The 22nd annual Images, running through April 11, has a typically varied program. Its slate of special events is likely to peak in freakitude with Feedback Loop, which combines multi-projector film works by Ben Russell and Karl Lemieux with live contributions by three Montreal sound artists. (It happens April 10 at the Theatre Centre.) The majority of screenings are PWYC and new installations by the likes of Harun Farocki and Gunilla Josephson are equally accessible in local galleries. Those in need of other points of entry need only refer to this primer on Images’ most essential sights and sounds.
NOTES ON COMPOSING: FIVE COLLABORATIONS IN FILM AND MUSIC
Commissioned by Images in partnership with Continuum Contemporary Music, this project paired five of the country’s best film and video artists with composers of comparable dexterity. The results make for a remarkably strong opening program for Images. Violinist Malcolm Goldstein performs solo live accompaniment for Daichi Sato’s Trees of Syntax, Leaves of Axis, a mesmerizing sequence shot in Montreal’s Mount Royal Park.
Clive Holden’s 2 Cameras @ Sea is an affecting and lyrical work by the maker of Trains of Winnipeg. Vera Frankel’s Once Near Water: Notes from the Scaffolding Archive uses a Greenaway-like conceit and playful graphics to explore urban space. As for Maddin’s Glorious, the trusty perv’s visions of gangsters and glory holes are made extra-zesty by Richard Ayers’ blustery music.
April 2, 8pm, Isabel Bader Theatre
LOUISE BOURQUE
Featured in Images’ Canadian Artist Spotlight, the Acadian-Quebecois filmmaker works her alchemy on weathered stock. The results have a personal stamp that separates her from her fellow found-footage resurrectionists. With Bourque working over the same images until they’ve almost slipped off the print altogether, shorts such as Imprint and Self Portrait Post Mortem are haunting ruminations on themes of identity, memory, family and home.

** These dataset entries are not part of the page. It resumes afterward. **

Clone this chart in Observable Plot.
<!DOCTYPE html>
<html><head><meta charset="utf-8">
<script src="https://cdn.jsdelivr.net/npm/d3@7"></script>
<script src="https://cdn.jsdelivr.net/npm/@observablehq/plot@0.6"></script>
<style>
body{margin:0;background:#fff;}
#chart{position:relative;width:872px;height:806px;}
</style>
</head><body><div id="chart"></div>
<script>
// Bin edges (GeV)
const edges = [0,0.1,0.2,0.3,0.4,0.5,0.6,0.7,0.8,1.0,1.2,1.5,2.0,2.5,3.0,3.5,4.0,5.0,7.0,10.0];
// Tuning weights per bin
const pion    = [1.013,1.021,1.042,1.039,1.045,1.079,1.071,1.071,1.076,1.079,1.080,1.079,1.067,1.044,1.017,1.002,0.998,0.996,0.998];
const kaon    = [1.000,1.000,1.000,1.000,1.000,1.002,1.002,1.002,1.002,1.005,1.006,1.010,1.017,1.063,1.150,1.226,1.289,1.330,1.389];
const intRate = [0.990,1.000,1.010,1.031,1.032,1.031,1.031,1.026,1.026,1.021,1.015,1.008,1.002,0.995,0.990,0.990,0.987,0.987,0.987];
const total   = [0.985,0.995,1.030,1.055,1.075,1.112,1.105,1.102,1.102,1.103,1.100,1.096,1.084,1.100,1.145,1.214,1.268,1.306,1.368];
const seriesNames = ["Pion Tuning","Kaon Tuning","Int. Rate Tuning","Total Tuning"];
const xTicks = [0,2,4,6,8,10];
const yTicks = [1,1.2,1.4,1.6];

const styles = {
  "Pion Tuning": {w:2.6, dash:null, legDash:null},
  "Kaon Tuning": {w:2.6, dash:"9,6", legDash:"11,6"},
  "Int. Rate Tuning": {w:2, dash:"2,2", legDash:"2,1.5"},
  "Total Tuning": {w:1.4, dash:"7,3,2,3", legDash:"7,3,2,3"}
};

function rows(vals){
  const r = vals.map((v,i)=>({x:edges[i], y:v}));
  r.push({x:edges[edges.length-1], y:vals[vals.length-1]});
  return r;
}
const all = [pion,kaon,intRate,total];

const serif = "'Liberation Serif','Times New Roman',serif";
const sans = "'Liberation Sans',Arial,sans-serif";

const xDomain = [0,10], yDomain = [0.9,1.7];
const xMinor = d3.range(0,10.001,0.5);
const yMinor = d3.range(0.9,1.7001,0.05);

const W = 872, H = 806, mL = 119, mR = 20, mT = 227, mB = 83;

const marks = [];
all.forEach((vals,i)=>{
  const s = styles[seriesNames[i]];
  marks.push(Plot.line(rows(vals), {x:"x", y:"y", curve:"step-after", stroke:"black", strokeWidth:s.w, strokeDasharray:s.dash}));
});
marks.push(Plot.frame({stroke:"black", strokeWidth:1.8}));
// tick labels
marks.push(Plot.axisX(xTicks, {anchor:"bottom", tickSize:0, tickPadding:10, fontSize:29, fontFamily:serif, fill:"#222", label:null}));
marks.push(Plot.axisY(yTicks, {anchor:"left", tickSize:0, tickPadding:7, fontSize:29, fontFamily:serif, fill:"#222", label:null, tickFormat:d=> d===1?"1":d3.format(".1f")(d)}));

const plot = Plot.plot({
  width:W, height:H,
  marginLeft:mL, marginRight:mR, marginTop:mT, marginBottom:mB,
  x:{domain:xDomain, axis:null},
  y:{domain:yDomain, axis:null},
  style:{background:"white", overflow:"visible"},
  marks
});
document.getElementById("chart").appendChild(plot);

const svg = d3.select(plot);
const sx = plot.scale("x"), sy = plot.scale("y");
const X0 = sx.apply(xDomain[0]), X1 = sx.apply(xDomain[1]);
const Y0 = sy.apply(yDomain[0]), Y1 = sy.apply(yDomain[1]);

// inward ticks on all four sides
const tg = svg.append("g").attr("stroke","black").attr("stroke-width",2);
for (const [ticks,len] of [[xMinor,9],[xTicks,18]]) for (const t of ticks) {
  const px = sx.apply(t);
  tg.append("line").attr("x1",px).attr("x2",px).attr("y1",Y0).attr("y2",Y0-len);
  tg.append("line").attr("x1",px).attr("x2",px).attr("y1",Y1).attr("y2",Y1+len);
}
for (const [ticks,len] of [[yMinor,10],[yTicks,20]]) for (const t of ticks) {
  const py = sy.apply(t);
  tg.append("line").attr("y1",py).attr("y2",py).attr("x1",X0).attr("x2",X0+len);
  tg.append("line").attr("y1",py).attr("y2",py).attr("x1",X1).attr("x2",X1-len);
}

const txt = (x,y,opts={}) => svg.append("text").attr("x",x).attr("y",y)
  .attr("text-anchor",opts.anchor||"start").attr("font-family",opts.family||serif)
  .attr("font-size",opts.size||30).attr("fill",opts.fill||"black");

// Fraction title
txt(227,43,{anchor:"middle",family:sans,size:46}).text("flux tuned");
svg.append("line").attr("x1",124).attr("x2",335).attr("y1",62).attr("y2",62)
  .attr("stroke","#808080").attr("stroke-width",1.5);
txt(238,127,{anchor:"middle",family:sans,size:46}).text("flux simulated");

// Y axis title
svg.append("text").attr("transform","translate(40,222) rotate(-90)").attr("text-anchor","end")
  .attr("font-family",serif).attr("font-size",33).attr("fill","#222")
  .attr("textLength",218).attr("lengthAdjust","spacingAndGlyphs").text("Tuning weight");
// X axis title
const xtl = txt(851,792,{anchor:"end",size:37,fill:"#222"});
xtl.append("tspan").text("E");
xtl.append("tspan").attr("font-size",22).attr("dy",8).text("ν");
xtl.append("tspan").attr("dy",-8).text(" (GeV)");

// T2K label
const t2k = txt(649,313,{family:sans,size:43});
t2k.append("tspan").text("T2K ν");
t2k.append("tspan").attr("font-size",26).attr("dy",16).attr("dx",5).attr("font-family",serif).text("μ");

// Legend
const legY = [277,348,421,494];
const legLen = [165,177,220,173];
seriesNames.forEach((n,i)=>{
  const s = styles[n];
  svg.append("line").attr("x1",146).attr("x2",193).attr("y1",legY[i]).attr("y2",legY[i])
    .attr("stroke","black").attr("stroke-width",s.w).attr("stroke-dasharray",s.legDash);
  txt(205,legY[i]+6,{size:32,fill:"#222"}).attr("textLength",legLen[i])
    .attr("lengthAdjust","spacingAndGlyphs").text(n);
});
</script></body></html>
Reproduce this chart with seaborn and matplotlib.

April 5, 8:30pm, Workman Theatre
O’ER THE LAND
A voyager at the experimental fringe of documentary film, Chicago filmmaker Deborah Stratman has made an extraordinary body of unclassifiable works. Her latest 52-minute piece collects serene 16mm shots from un-serene settings, including a high-school football game, a gathering of Revolutionary War re-enactors and a gun fair. Rarely since Werner Herzog’s Stroszek has there been such a keen-eyed portrayal of all-American madness.

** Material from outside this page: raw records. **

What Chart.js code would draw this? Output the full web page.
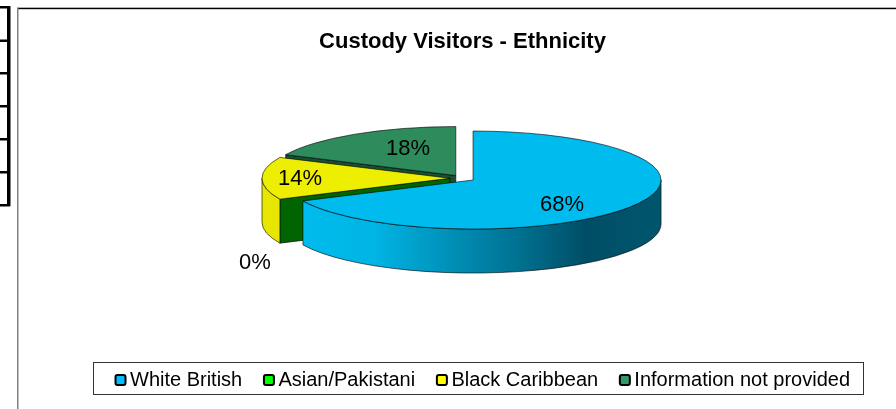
<!DOCTYPE html>
<html>
<head>
<meta charset="utf-8">
<title>Custody Visitors - Ethnicity</title>
<script src="https://cdn.jsdelivr.net/npm/chart.js@4"></script>
<style>
    html, body { margin: 0; padding: 0; background: #fff; overflow: hidden; }
    canvas { display: block; }
</style>
</head>
<body>
<canvas id="pieChart" width="896" height="409"></canvas>
<script>
const categories = ['White British', 'Asian/Pakistani', 'Black Caribbean', 'Information not provided'];
const values = [68, 0, 14, 18];

const topColors = ['#00bbee', '#00ee00', '#eeee00', '#2e8b5c'];
const legendColors = ['#00bfff', '#00ff00', '#ffff00', '#339966'];
const labelSpots = [[562, 205], [255, 263], [300, 179], [408, 149]];

const FONT = '"Liberation Sans", Arial, sans-serif';
const PIE_Y = 178.3;
const SQUASH = 49 / 188;
const DEPTH = 44 / SQUASH;
const EXPLODE = 12.5;

let pivotY = 0;

function squashed(ctx, fn) {
    ctx.save();
    ctx.translate(0, PIE_Y);
    ctx.scale(1, SQUASH);
    ctx.translate(0, -pivotY);
    fn();
    ctx.restore();
}

function fillWall(ctx, buildPath, fill) {
    ctx.beginPath();
    squashed(ctx, buildPath);
    ctx.fillStyle = fill;
    ctx.fill();
    ctx.lineWidth = 1;
    ctx.strokeStyle = 'rgba(0,0,0,0.6)';
    ctx.stroke();
}

function outerWall(ctx, arc, from, to, fill) {
    fillWall(ctx, () => {
        ctx.arc(arc.x, arc.y, arc.outerRadius, from, to);
        ctx.arc(arc.x, arc.y + DEPTH, arc.outerRadius, to, from, true);
        ctx.closePath();
    }, fill);
}

function radialWall(ctx, arc, angle, fill) {
    const ex = arc.x + Math.cos(angle) * arc.outerRadius;
    const ey = arc.y + Math.sin(angle) * arc.outerRadius;
    fillWall(ctx, () => {
        ctx.moveTo(arc.x, arc.y);
        ctx.lineTo(ex, ey);
        ctx.lineTo(ex, ey + DEPTH);
        ctx.lineTo(arc.x, arc.y + DEPTH);
        ctx.closePath();
    }, fill);
}

const pie3d = {
    id: 'pie3d',
    // pull the slices apart here, the offset option also grows the big slice
    afterDatasetsUpdate(chart) {
        const arcs = chart.getDatasetMeta(0).data;
        pivotY = arcs[0].y;
        arcs.forEach(arc => {
            const mid = (arc.startAngle + arc.endAngle) / 2;
            arc.x += Math.cos(mid) * EXPLODE;
            arc.y += Math.sin(mid) * EXPLODE;
        });
    },
    beforeDraw(chart) {
        const ctx = chart.ctx;
        ctx.save();
        ctx.fillStyle = '#fff';
        ctx.fillRect(0, 0, chart.width, chart.height);

        // bits of the table and frame next to the chart
        ctx.fillStyle = '#000';
        ctx.fillRect(7, 6, 3.5, 200);
        [6, 39.5, 72, 105, 138, 171, 204].forEach(y => ctx.fillRect(0, y, 10, 2.5));
        ctx.fillRect(17, 7.7, 879, 1.5);
        ctx.fillStyle = '#808080';
        ctx.fillRect(17, 8, 1.5, 401);
        ctx.restore();
    },
    beforeDatasetsDraw(chart) {
        const ctx = chart.ctx;
        const [blue, zero, yellow, green] = chart.getDatasetMeta(0).data;

        radialWall(ctx, green, green.startAngle, '#174f33');
        radialWall(ctx, yellow, zero.startAngle, '#006400');
        outerWall(ctx, yellow, yellow.startAngle, Math.PI, '#e6e600');

        const shade = ctx.createLinearGradient(303, 0, 661, 0);
        shade.addColorStop(0, '#00bbee');
        shade.addColorStop(0.2, '#00b4e4');
        shade.addColorStop(0.41, '#0090b8');
        shade.addColorStop(0.61, '#00708f');
        shade.addColorStop(0.79, '#004e66');
        shade.addColorStop(1, '#00566e');
        outerWall(ctx, blue, 0, blue.endAngle, shade);

        ctx.save();
        ctx.translate(0, PIE_Y);
        ctx.scale(1, SQUASH);
        ctx.translate(0, -pivotY);
    },
    afterDatasetsDraw(chart) {
        const ctx = chart.ctx;
        ctx.restore();

        chart.getDatasetMeta(0).data.forEach(arc => {
            if (arc.circumference === 0) return;
            ctx.beginPath();
            squashed(ctx, () => {
                ctx.moveTo(arc.x, arc.y);
                ctx.arc(arc.x, arc.y, arc.outerRadius, arc.startAngle, arc.endAngle);
                ctx.closePath();
            });
            ctx.lineWidth = 1;
            ctx.strokeStyle = 'rgba(0,0,0,0.6)';
            ctx.stroke();
        });

        ctx.save();
        ctx.fillStyle = '#000';
        ctx.font = '22px ' + FONT;
        ctx.textAlign = 'center';
        ctx.textBaseline = 'middle';
        values.forEach((v, i) => ctx.fillText(v + '%', labelSpots[i][0], labelSpots[i][1]));
        ctx.restore();
    },
    afterDraw(chart) {
        const ctx = chart.ctx;
        ctx.save();
        ctx.strokeStyle = '#333';
        ctx.lineWidth = 1;
        ctx.strokeRect(93.5, 362.5, 770, 32);

        ctx.font = '20px ' + FONT;
        ctx.textAlign = 'left';
        ctx.textBaseline = 'alphabetic';
        let x = 115.5;
        categories.forEach((name, i) => {
            ctx.beginPath();
            ctx.roundRect(x, 375, 10, 10, 2);
            ctx.fillStyle = legendColors[i];
            ctx.fill();
            ctx.lineWidth = 2;
            ctx.strokeStyle = '#000';
            ctx.stroke();
            ctx.fillStyle = '#000';
            ctx.fillText(name, x + 14.5, 386);
            x += 14.5 + ctx.measureText(name).width + 21.7;
        });
        ctx.restore();
    }
};

new Chart(document.getElementById('pieChart').getContext('2d'), {
    type: 'pie',
    data: {
        labels: categories,
        datasets: [{
            data: values,
            backgroundColor: topColors,
            borderWidth: 0,
            clip: false
        }]
    },
    options: {
        responsive: false,
        animation: false,
        events: [],
        radius: 188,
        layout: { padding: { left: 29, top: 10 } },
        plugins: {
            legend: { display: false },
            tooltip: { enabled: false },
            title: {
                display: true,
                text: 'Custody Visitors - Ethnicity',
                color: '#000',
                font: { family: FONT, size: 22, weight: 'bold' },
                padding: { top: 19, bottom: 10 }
            }
        }
    },
    plugins: [pie3d]
});
</script>
</body>
</html>
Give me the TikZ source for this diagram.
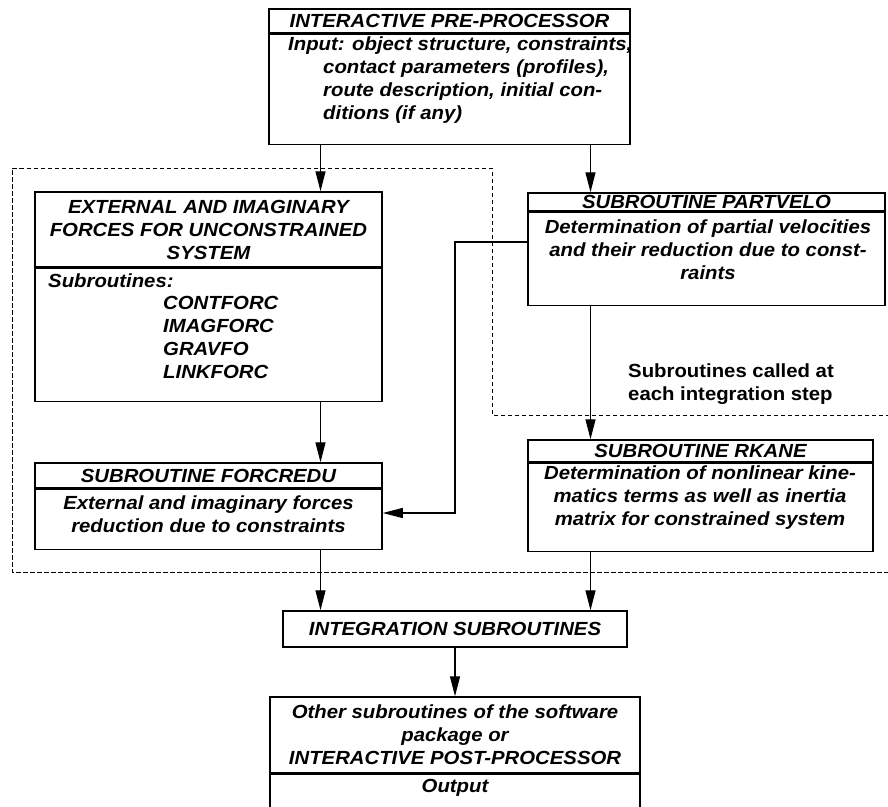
\documentclass[tikz,border=0pt]{standalone}
\usepackage{fontspec}
\setmainfont{Liberation Sans}[FakeStretch=1.07]
\usetikzlibrary{arrows.meta,positioning}

\begin{document}
\begin{tikzpicture}[x=1pt,y=-1pt,
  font=\fontsize{19}{23}\selectfont\bfseries\itshape,
  box/.style={rectangle,draw,line width=1.5pt,inner sep=0pt,align=center},
  txt/.style={inner sep=0pt},
  conn/.style={line width=1.3pt,-{Triangle[length=20pt,width=10pt]}},
  zone/.style={line width=1pt,dash pattern=on 4.5pt off 2.5pt}]
\useasboundingbox (0,0) rectangle (888,806);
\draw [zone] (890,415) -- (492,415) -- (492,168) -- (12,168) -- (12,572) -- (890,572);
\node (pre) at (449.5,21) [box,minimum width=361pt,minimum height=24pt] {INTERACTIVE PRE-PROCESSOR};
\node (prebody) [box,below=0pt of pre,minimum width=361pt,minimum height=110pt] {};
\node (pretxt) at (288,36.5) [txt,anchor=north west,align=left] {Input: object structure, constraints,\\
  \hspace*{35pt}contact parameters (profiles),\\
  \hspace*{35pt}route description, initial con-\\
  \hspace*{35pt}ditions (if any)};
\node (ext) at (208.5,229.5) [box,minimum width=347pt,minimum height=75pt] {EXTERNAL AND IMAGINARY\\ FORCES FOR UNCONSTRAINED\\ SYSTEM};
\node (extbody) [box,below=0pt of ext,minimum width=347pt,minimum height=133pt] {};
\node (subs) at (48,273.5) [txt,anchor=north west] {Subroutines:};
\node (sublist) at (163,296.5) [txt,anchor=north west,align=left] {CONTFORC\\ IMAGFORC\\ GRAVFO\\ LINKFORC};
\node (part) at (706.5,202) [box,minimum width=357pt,minimum height=18pt] {SUBROUTINE PARTVELO};
\node (partbody) [box,below=0pt of part,minimum width=357pt,minimum height=93pt] {};
\node (parttxt) at (708,220) [txt,anchor=north,align=center] {Determination of partial velocities\\ and their reduction due to const-\\ raints};
\node (steps) at (628,363.5) [txt,anchor=north west,align=left,font=\fontsize{19}{23}\selectfont\bfseries] {Subroutines called at\\ each integration step};
\node (forc) at (208.5,475.5) [box,minimum width=347pt,minimum height=25pt] {SUBROUTINE FORCREDU};
\node (forcbody) [box,below=0pt of forc,minimum width=347pt,minimum height=60pt] {};
\node (forctxt) at (208.5,495.5) [txt,anchor=north,align=center] {External and imaginary forces\\ reduction due to constraints};
\node (rkane) at (700.5,451) [box,minimum width=345pt,minimum height=22pt] {SUBROUTINE RKANE};
\node (rkanebody) [box,below=0pt of rkane,minimum width=345pt,minimum height=88pt] {};
\node (rkanetxt) at (700,465.5) [txt,anchor=north,align=center] {Determination of nonlinear kine-\\ matics terms as well as inertia\\ matrix for constrained system};
\node (integ) at (455,629) [box,minimum width=344pt,minimum height=36pt] {INTEGRATION SUBROUTINES};
\node (post) at (455,735) [box,minimum width=370pt,minimum height=76pt] {Other subroutines of the software\\ package or\\ INTERACTIVE POST-PROCESSOR};
\node (postbody) [box,below=0pt of post,minimum width=370pt,minimum height=50pt] {};
\node (posttxt) at (455,779.5) [txt,anchor=north] {Output};
\coordinate (colA) at (320.5,0);
\coordinate (colB) at (590.5,0);
\coordinate (fbtop) at (455,242);
\coordinate (fbbot) at (455,513);
\draw [conn] (colA |- prebody.south) -- (colA |- ext.north);
\draw [conn] (colA |- extbody.south) -- (colA |- forc.north);
\draw [conn] (colA |- forcbody.south) -- (colA |- integ.north);
\draw [conn] (colB |- prebody.south) -- (colB |- part.north);
\draw [conn] (colB |- partbody.south) -- (colB |- rkane.north);
\draw [conn] (colB |- rkanebody.south) -- (colB |- integ.north);
\draw [conn] (integ.south) -- (post.north);
\draw [conn] (partbody.west |- fbtop) -- (fbtop) -- (fbbot) -- (forcbody.east |- fbbot);
\end{tikzpicture}
\end{document}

Part of On Screen 2, April 6, 7pm, Workman Theatre
BERNADETTE
An unofficial companion piece to Steve McQueen’s Hunger (out April 10 in Toronto), this superb 37-minute work by Scottish artist Duncan Campbell pays tribute to another icon of the Troubles. Bernadette’s subject is Bernadette Devlin, a young agitator who became a crucial figure in Northern Irish politics of the early ’70s. Campbell’s film charts the development of her persona via arresting archival audio and video. The final sequence takes matters in a wholly unexpected direction.
Part of On Screen 5, April 7, 9pm, Workman Theatre
HOTEL DIARIES
Recorded in a series of hotel rooms between 2001 and 2007, this collection of video diaries by British filmmaker John Smith comprises a droll and astute running commentary on life in the Bush/Blair years. Smith’s contemplations on hotels are departure points for more troubling thoughts about Abu Ghraib, and Hamas. Rarely does this weary traveller forget what’s going on beyond the false comfort of the rooms.
April 11, 3pm, Workman Theatre
CHELSEA GIRLS AND MORE!
The bounty of On Screen riches continues with Chelsea Girls, Althea Thauburger’s homage to Warhol’s ode to Factory life, albeit with the setting changed to a Victoria, B.C. housing project. (It screens as part of On Screen 6, April 9, 7pm, Theatre Centre.) Equally vital among the shorts selection is Jim Trainor’s cryptic ’toon The Presentation Theme, which emphasizes the Oedipal undercurrents within a series of Peruvian myths. It’s included with Mika Kiburz’s archeologically themed and indescribably odd Cleopatra’s Teeth (April 5, 6pm, Workman Theatre).
A German-Indian artist who’s been very productive during his residency in Toronto, Oliver Husain is not to be outdone — his short Mount Shasta (in On Screen 3, April 6, 9pm, Workman Theatre) combines a performance by local pop maverick Mantler with a trompe l’oeil–laden puppet show by figures clad entirely in white. I can safely say you’ve never seen anything like it, which is why you should make sure to see it.